It's been fun watching the locals discover Home Depot.
People wander through the store eyes straining to take in the overwhelming inventory.
I overheard one woman speaking to her husband, "I just can't believe that there is so much to choose from."
One man was telling his children -- who were securely strapped into the orange cart and were barely old enough to talk -- "Man, look how low these prices are!"
The check-out lines have been long -- except at the self-serve counters. No other stores on Guam have self-check-out. So people aren't yet used to it -- not quite sure that they trust it.
So, by utilizing the self-check-out I've been able to breeze in and out past the lines on several occasions. It's faster than going to Circle K for a Coke.
However, half the people in the store at any given time aren't really shopping or holding a spot in line. Most are just standing around socializing with their uncles, aunts, and cousins. People that they haven't seen in months -- they run into at Home Depot.

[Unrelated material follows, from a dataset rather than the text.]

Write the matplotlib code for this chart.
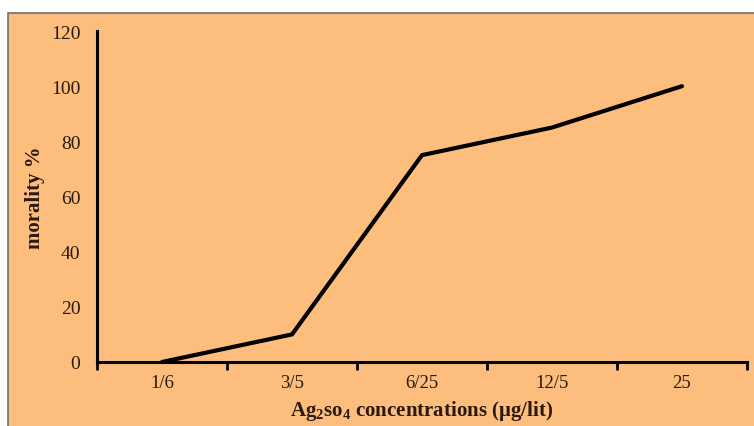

You have to understand that all the locals have hundreds and hundreds of these relatives -- maybe even thousands and thousands. So when there is some kind of central happening on the island people expect to catch up on family news. You don't go to someplace like Home Depot if you're a local in a hurry.
They see each other halfway across the store. Their faces light up and pretty soon there are hundreds of people in the bathroom fixture aisle hugging and kissing and laughing -- "Hafa mamaolek ha?"
Sometimes the store, "the second largest Home Depot in the world," grid locks with these spontaneous family reunions. The only thing missing is the red rice and finadene.
Of course, because of Guam's isolated location the Home Depot grand opening phenomena is more phenomenal than in most places. Most people on the island have lived their whole lives without most of the box stores which most of the US can't seem to live without. Most of the people living on the island "Where America's Day Begins" don't yet realize that having too many choices is what defines us as Americans -- perhaps even more so than our version of democracy. So, in a sense Guam is more American today than it was way way back before Home Depot opened -- two weeks ago.
But I've been to Home Depot grand openings before. This one is mild. They're not even putting much on sale -- relatively speaking. They don't have to. At this point they don't need advertising or weekly specials to get people in the doors.
Eventually, Big Orange will start to run out of things -- just like they occasionally do on the mainland. And the tool you need will be back-ordered. And they may not have the kind of 2x4 you want. And you'll have trouble finding a guy in an orange apron to help you because management is trying to keep labor costs down. I've seen it all before.
Now, I'm certainly not complaining. I like Home Depot. It symbolizes choice. But I know where this whole thing is going. In a few months we'll all be jaded home improvement consumers. And at least a few of us will be wondering aloud how we might be able to lure Lowes to Guam.